Typical motive for an investor opting to invest in direct real estate is mainly due to its ‘real’ or ‘tangible’ nature with consequent action being owner-occupancy, issuance of occupational rights, or for development purposes. This tangibility allows the investor to save on rent or yield recurring income through lease as opposed to other modes of investment. Nevertheless, tangible property is still subject to market risk despite low correlation to other asset class and economic factors linked to supply and demand where prominence of location and its evolution plays a vital role in the appreciation of rental and capital value.
Property Rights
Although an investor has essential rights to own, lease or dispose the property, complications arise when preferences or requirements develop over time. Internal or external alteration of the owned property including change of use is dependent on the permission provided by the planning authority or master developer in case of master-planned communities (MPCs).
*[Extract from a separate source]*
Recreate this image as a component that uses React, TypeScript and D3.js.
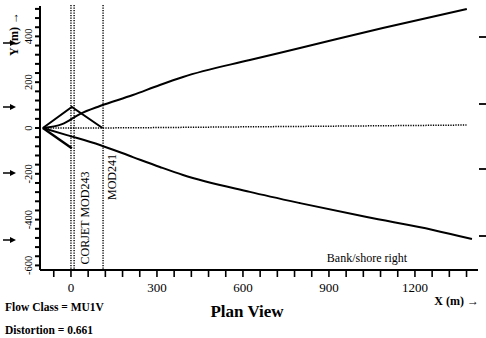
import React from "react";
import * as d3 from "d3";

// Plume boundaries and centreline, plan view (metres)
const upperX = [-98, -31, 31, 101, 216, 310, 391, 624, 799, 1088, 1381];
const upperY = [0, 17, 61, 96, 144, 188, 223, 297, 349, 437, 520];
const lowerX = [-98, -14, 101, 216, 310, 391, 624, 799, 1032, 1263, 1399];
const lowerY = [0, -31, -74, -127, -170, -205, -279, -328, -389, -445, -485];
const centerX = [-98, 0, 600, 1380];
const centerY = [0, 0, 5, 13];
// Near-field outline
const nearX = [-98, 3, 110];
const nearY = [0, 92, 0];
const nearLowX = [-98, 3];
const nearLowY = [0, -88];

// Module boundaries
const modules = [
  { name: "CORJET", x: 0 },
  { name: "MOD243", x: 11 },
  { name: "MOD241", x: 112 },
];

const xTickLabels = [0, 300, 600, 900, 1200];
const yTickLabels = [-600, -400, -200, 0, 200, 400];

const W = 486;
const H = 338;
const serif = "'Liberation Serif', 'Times New Roman', serif";

export default function App() {
  const x = d3.scaleLinear().domain([-108, 1420]).range([40, 478]);
  const y = d3.scaleLinear().domain([-620, 0]).range([270, 128]);
  const yTop = y(528);

  const line = d3
    .line<[number, number]>()
    .x((d) => x(d[0]))
    .y((d) => y(d[1]))
    .curve(d3.curveMonotoneX);
  const straight = d3
    .line<[number, number]>()
    .x((d) => x(d[0]))
    .y((d) => y(d[1]));

  const zip = (a: number[], b: number[]) => a.map((v, i) => [v, b[i]] as [number, number]);

  const xMinorTicks = d3.range(-60, 1400, 60);
  const yMinorTicks = d3.range(-600, 528, 40);

  const leftArrows = [43, 107, 173, 240];
  const rightMarks = [37, 104, 169, 236];

  return (
    <svg
      width={W}
      height={H}
      style={{ position: "absolute", left: 0, top: 0, background: "#fff" }}
      fontFamily={serif}
    >
      <rect x={0} y={0} width={W} height={H} fill="#fff" />

      {/* Module boundary lines */}
      {modules.map((m) => (
        <line
          key={m.name}
          x1={x(m.x)}
          x2={x(m.x)}
          y1={5}
          y2={270}
          stroke="#000"
          strokeWidth={1.4}
          strokeDasharray="1.3,1.2"
        />
      ))}
      <text
        transform={`translate(${x(5) + 17},218) rotate(-90)`}
        textAnchor="middle"
        fontSize={12}
      >
        CORJET MOD243
      </text>
      <text
        transform={`translate(${x(112) + 13},177) rotate(-90)`}
        textAnchor="middle"
        fontSize={12}
      >
        MOD241
      </text>

      {/* Centreline */}
      <path
        d={line(zip(centerX, centerY)) || ""}
        fill="none"
        stroke="#000"
        strokeWidth={1.5}
        strokeDasharray="1.3,1.2"
      />

      {/* Plume boundaries */}
      <path d={line(zip(upperX, upperY)) || ""} fill="none" stroke="#000" strokeWidth={2} />
      <path d={line(zip(lowerX, lowerY)) || ""} fill="none" stroke="#000" strokeWidth={2} />
      <path d={straight(zip(nearX, nearY)) || ""} fill="none" stroke="#000" strokeWidth={2} />
      <path d={straight(zip(nearLowX, nearLowY)) || ""} fill="none" stroke="#000" strokeWidth={2.4} />

      {/* Axes */}
      <line x1={40} x2={40} y1={yTop - 1} y2={270} stroke="#000" strokeWidth={2} />
      <line x1={40} x2={478} y1={270} y2={270} stroke="#000" strokeWidth={2} />
      {yMinorTicks.map((t) => (
        <line key={"yt" + t} x1={35} x2={40} y1={y(t)} y2={y(t)} stroke="#000" strokeWidth={2} />
      ))}
      {xMinorTicks.map((t) => (
        <line key={"xt" + t} x1={x(t)} x2={x(t)} y1={270} y2={277} stroke="#000" strokeWidth={1.6} />
      ))}
      {yTickLabels.map((t) => (
        <text
          key={"yl" + t}
          transform={`translate(32,${y(t)}) rotate(-90)`}
          textAnchor="middle"
          fontSize={10.5}
        >
          {t}
        </text>
      ))}
      {xTickLabels.map((t) => (
        <text key={"xl" + t} x={x(t)} y={292} textAnchor="middle" fontSize={13}>
          {t}
        </text>
      ))}

      {/* Axis titles */}
      <text
        transform="translate(18,34) rotate(-90)"
        textAnchor="middle"
        fontSize={12}
        fontWeight="bold"
      >
        Y (m) →
      </text>
      <text x={479} y={305} textAnchor="end" fontSize={12} fontWeight="bold">
        X (m) →
      </text>
      <text x={367} y={262} textAnchor="middle" fontSize={12}>
        Bank/shore right
      </text>

      {/* Side markers */}
      {leftArrows.map((a) => (
        <g key={"la" + a}>
          <line x1={3} x2={12} y1={a} y2={a} stroke="#000" strokeWidth={1.5} />
          <path d={`M10,${a - 3} L16,${a} L10,${a + 3} Z`} fill="#000" />
        </g>
      ))}
      {rightMarks.map((a) => (
        <line key={"rm" + a} x1={479} x2={486} y1={a} y2={a} stroke="#000" strokeWidth={1.8} />
      ))}

      {/* Footer */}
      <text x={5} y={311} fontSize={11.5} fontWeight="bold">
        Flow Class = MU1V
      </text>
      <text x={5} y={334} fontSize={11.5} fontWeight="bold">
        Distortion = 0.661
      </text>
      <text x={247} y={317} textAnchor="middle" fontSize={17} fontWeight="bold">
        Plan View
      </text>
    </svg>
  );
}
Despite of investor having ownership rights, tenants hold similar extent of rights during the tenancy period, and in some jurisdictions, inclusion to automatically renew their lease under permissible conditions.
Property Development
Since the extent of land is fixed, allowance for ownership is limited and principally controlled by zoning, an investor buying land has the privilege to perform permitted real estate development activities for commercial, residential or mixed end-use. Due to various complex risks associated with such investment, the investor assesses the development potential in terms of absolute development costs, residual land value and expected profitability prior to undertaking any development schemes.
Property Lease
An investor owning a residential property can lease for short-term for greater flexibility and higher gross income potential, or lease for long-term for achieving lower vacancy rates and consistent income flows. In case of commercial property and upon considering the limitations of its design and specification, the investor has the option to adapt its commercial space for the suitability of prospective tenant’s business segment or application. In either case, the investor performs due diligence on the tenant, evaluates their offers, outlines the conditions and terms of lease prior to any negotiation or transaction.